>>>>>
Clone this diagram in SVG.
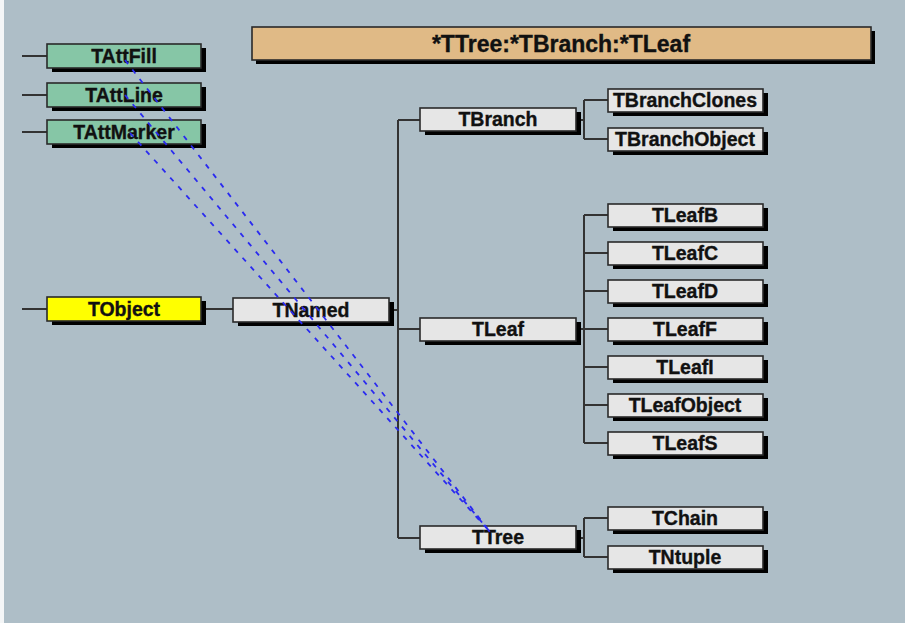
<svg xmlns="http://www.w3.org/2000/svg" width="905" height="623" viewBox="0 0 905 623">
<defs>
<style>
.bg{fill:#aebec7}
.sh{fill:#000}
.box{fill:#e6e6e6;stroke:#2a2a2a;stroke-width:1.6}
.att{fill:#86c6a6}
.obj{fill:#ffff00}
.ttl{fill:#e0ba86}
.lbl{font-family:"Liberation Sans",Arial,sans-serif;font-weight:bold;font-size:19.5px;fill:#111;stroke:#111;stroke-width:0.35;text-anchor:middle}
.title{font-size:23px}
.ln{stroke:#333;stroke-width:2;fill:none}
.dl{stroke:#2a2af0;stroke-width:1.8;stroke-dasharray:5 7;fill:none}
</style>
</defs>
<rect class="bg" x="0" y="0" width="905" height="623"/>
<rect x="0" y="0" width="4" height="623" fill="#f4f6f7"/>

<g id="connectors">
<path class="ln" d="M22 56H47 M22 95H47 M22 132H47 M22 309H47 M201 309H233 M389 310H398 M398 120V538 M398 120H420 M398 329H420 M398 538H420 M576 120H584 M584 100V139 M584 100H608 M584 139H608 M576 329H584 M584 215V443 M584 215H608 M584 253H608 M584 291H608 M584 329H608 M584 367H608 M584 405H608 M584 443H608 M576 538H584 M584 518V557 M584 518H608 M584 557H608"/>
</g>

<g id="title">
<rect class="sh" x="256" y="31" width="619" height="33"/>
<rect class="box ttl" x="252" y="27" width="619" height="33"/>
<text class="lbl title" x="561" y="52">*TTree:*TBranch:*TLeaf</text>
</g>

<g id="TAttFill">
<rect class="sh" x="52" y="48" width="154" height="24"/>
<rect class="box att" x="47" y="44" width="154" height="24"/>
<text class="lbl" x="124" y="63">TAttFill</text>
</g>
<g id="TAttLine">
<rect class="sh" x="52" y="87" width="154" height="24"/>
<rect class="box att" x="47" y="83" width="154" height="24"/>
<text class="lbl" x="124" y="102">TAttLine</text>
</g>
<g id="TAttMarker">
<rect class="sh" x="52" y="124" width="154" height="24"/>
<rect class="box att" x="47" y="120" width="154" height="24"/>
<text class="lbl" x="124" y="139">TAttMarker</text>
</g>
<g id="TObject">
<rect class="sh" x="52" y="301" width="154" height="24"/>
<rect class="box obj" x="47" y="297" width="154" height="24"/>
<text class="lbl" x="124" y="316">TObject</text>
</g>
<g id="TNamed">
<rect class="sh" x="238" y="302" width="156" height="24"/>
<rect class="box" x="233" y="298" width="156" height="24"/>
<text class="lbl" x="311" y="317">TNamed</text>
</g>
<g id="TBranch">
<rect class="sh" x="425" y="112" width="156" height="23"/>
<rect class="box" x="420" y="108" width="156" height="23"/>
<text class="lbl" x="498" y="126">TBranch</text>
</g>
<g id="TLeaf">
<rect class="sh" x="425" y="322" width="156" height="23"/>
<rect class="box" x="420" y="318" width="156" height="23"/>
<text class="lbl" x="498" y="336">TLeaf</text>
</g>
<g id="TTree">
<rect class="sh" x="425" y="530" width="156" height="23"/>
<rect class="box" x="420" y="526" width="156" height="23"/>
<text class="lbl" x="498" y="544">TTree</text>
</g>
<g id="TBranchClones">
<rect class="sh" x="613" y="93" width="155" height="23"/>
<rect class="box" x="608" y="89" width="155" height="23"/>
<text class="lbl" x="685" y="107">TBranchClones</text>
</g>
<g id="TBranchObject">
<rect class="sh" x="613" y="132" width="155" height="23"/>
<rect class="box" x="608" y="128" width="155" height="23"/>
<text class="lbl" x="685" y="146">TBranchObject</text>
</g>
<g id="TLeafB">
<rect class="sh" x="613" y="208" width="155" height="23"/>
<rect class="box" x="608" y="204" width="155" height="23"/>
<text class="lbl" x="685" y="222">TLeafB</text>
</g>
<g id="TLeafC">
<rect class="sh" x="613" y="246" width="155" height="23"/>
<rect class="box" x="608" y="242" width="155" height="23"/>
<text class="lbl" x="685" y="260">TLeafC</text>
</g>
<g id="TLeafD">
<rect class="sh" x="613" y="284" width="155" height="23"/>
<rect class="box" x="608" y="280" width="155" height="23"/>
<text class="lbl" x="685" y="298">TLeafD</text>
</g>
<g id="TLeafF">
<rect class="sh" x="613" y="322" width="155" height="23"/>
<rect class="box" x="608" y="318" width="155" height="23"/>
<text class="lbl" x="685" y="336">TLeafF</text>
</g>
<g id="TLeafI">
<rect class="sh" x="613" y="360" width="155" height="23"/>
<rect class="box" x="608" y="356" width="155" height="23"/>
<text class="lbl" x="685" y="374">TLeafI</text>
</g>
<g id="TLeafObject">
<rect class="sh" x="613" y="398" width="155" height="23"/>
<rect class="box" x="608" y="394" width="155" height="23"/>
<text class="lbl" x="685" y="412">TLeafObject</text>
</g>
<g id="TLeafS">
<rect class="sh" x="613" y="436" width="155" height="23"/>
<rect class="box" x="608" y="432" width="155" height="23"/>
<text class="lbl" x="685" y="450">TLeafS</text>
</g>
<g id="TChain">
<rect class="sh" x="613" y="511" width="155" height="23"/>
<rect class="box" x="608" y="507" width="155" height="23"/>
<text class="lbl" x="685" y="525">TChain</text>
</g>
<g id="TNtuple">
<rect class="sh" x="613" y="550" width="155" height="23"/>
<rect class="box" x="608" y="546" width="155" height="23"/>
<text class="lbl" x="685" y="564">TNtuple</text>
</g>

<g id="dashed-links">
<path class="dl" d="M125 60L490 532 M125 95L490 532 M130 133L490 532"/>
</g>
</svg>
<<<<<
Task goal
Exclude the pictures. Write out the remaining data exactly.

Solution to the problem
Clone this diagram in SVG.
<svg xmlns="http://www.w3.org/2000/svg" width="905" height="623" viewBox="0 0 905 623">
<defs>
<style>
.bg{fill:#aebec7}
.sh{fill:#000}
.box{fill:#e6e6e6;stroke:#2a2a2a;stroke-width:1.6}
.att{fill:#86c6a6}
.obj{fill:#ffff00}
.ttl{fill:#e0ba86}
.lbl{font-family:"Liberation Sans",Arial,sans-serif;font-weight:bold;font-size:19.5px;fill:#111;stroke:#111;stroke-width:0.35;text-anchor:middle}
.title{font-size:23px}
.ln{stroke:#333;stroke-width:2;fill:none}
.dl{stroke:#2a2af0;stroke-width:1.8;stroke-dasharray:5 7;fill:none}
</style>
</defs>
<rect class="bg" x="0" y="0" width="905" height="623"/>
<rect x="0" y="0" width="4" height="623" fill="#f4f6f7"/>

<g id="connectors">
<path class="ln" d="M22 56H47 M22 95H47 M22 132H47 M22 309H47 M201 309H233 M389 310H398 M398 120V538 M398 120H420 M398 329H420 M398 538H420 M576 120H584 M584 100V139 M584 100H608 M584 139H608 M576 329H584 M584 215V443 M584 215H608 M584 253H608 M584 291H608 M584 329H608 M584 367H608 M584 405H608 M584 443H608 M576 538H584 M584 518V557 M584 518H608 M584 557H608"/>
</g>

<g id="title">
<rect class="sh" x="256" y="31" width="619" height="33"/>
<rect class="box ttl" x="252" y="27" width="619" height="33"/>
<text class="lbl title" x="561" y="52">*TTree:*TBranch:*TLeaf</text>
</g>

<g id="TAttFill">
<rect class="sh" x="52" y="48" width="154" height="24"/>
<rect class="box att" x="47" y="44" width="154" height="24"/>
<text class="lbl" x="124" y="63">TAttFill</text>
</g>
<g id="TAttLine">
<rect class="sh" x="52" y="87" width="154" height="24"/>
<rect class="box att" x="47" y="83" width="154" height="24"/>
<text class="lbl" x="124" y="102">TAttLine</text>
</g>
<g id="TAttMarker">
<rect class="sh" x="52" y="124" width="154" height="24"/>
<rect class="box att" x="47" y="120" width="154" height="24"/>
<text class="lbl" x="124" y="139">TAttMarker</text>
</g>
<g id="TObject">
<rect class="sh" x="52" y="301" width="154" height="24"/>
<rect class="box obj" x="47" y="297" width="154" height="24"/>
<text class="lbl" x="124" y="316">TObject</text>
</g>
<g id="TNamed">
<rect class="sh" x="238" y="302" width="156" height="24"/>
<rect class="box" x="233" y="298" width="156" height="24"/>
<text class="lbl" x="311" y="317">TNamed</text>
</g>
<g id="TBranch">
<rect class="sh" x="425" y="112" width="156" height="23"/>
<rect class="box" x="420" y="108" width="156" height="23"/>
<text class="lbl" x="498" y="126">TBranch</text>
</g>
<g id="TLeaf">
<rect class="sh" x="425" y="322" width="156" height="23"/>
<rect class="box" x="420" y="318" width="156" height="23"/>
<text class="lbl" x="498" y="336">TLeaf</text>
</g>
<g id="TTree">
<rect class="sh" x="425" y="530" width="156" height="23"/>
<rect class="box" x="420" y="526" width="156" height="23"/>
<text class="lbl" x="498" y="544">TTree</text>
</g>
<g id="TBranchClones">
<rect class="sh" x="613" y="93" width="155" height="23"/>
<rect class="box" x="608" y="89" width="155" height="23"/>
<text class="lbl" x="685" y="107">TBranchClones</text>
</g>
<g id="TBranchObject">
<rect class="sh" x="613" y="132" width="155" height="23"/>
<rect class="box" x="608" y="128" width="155" height="23"/>
<text class="lbl" x="685" y="146">TBranchObject</text>
</g>
<g id="TLeafB">
<rect class="sh" x="613" y="208" width="155" height="23"/>
<rect class="box" x="608" y="204" width="155" height="23"/>
<text class="lbl" x="685" y="222">TLeafB</text>
</g>
<g id="TLeafC">
<rect class="sh" x="613" y="246" width="155" height="23"/>
<rect class="box" x="608" y="242" width="155" height="23"/>
<text class="lbl" x="685" y="260">TLeafC</text>
</g>
<g id="TLeafD">
<rect class="sh" x="613" y="284" width="155" height="23"/>
<rect class="box" x="608" y="280" width="155" height="23"/>
<text class="lbl" x="685" y="298">TLeafD</text>
</g>
<g id="TLeafF">
<rect class="sh" x="613" y="322" width="155" height="23"/>
<rect class="box" x="608" y="318" width="155" height="23"/>
<text class="lbl" x="685" y="336">TLeafF</text>
</g>
<g id="TLeafI">
<rect class="sh" x="613" y="360" width="155" height="23"/>
<rect class="box" x="608" y="356" width="155" height="23"/>
<text class="lbl" x="685" y="374">TLeafI</text>
</g>
<g id="TLeafObject">
<rect class="sh" x="613" y="398" width="155" height="23"/>
<rect class="box" x="608" y="394" width="155" height="23"/>
<text class="lbl" x="685" y="412">TLeafObject</text>
</g>
<g id="TLeafS">
<rect class="sh" x="613" y="436" width="155" height="23"/>
<rect class="box" x="608" y="432" width="155" height="23"/>
<text class="lbl" x="685" y="450">TLeafS</text>
</g>
<g id="TChain">
<rect class="sh" x="613" y="511" width="155" height="23"/>
<rect class="box" x="608" y="507" width="155" height="23"/>
<text class="lbl" x="685" y="525">TChain</text>
</g>
<g id="TNtuple">
<rect class="sh" x="613" y="550" width="155" height="23"/>
<rect class="box" x="608" y="546" width="155" height="23"/>
<text class="lbl" x="685" y="564">TNtuple</text>
</g>

<g id="dashed-links">
<path class="dl" d="M125 60L490 532 M125 95L490 532 M130 133L490 532"/>
</g>
</svg>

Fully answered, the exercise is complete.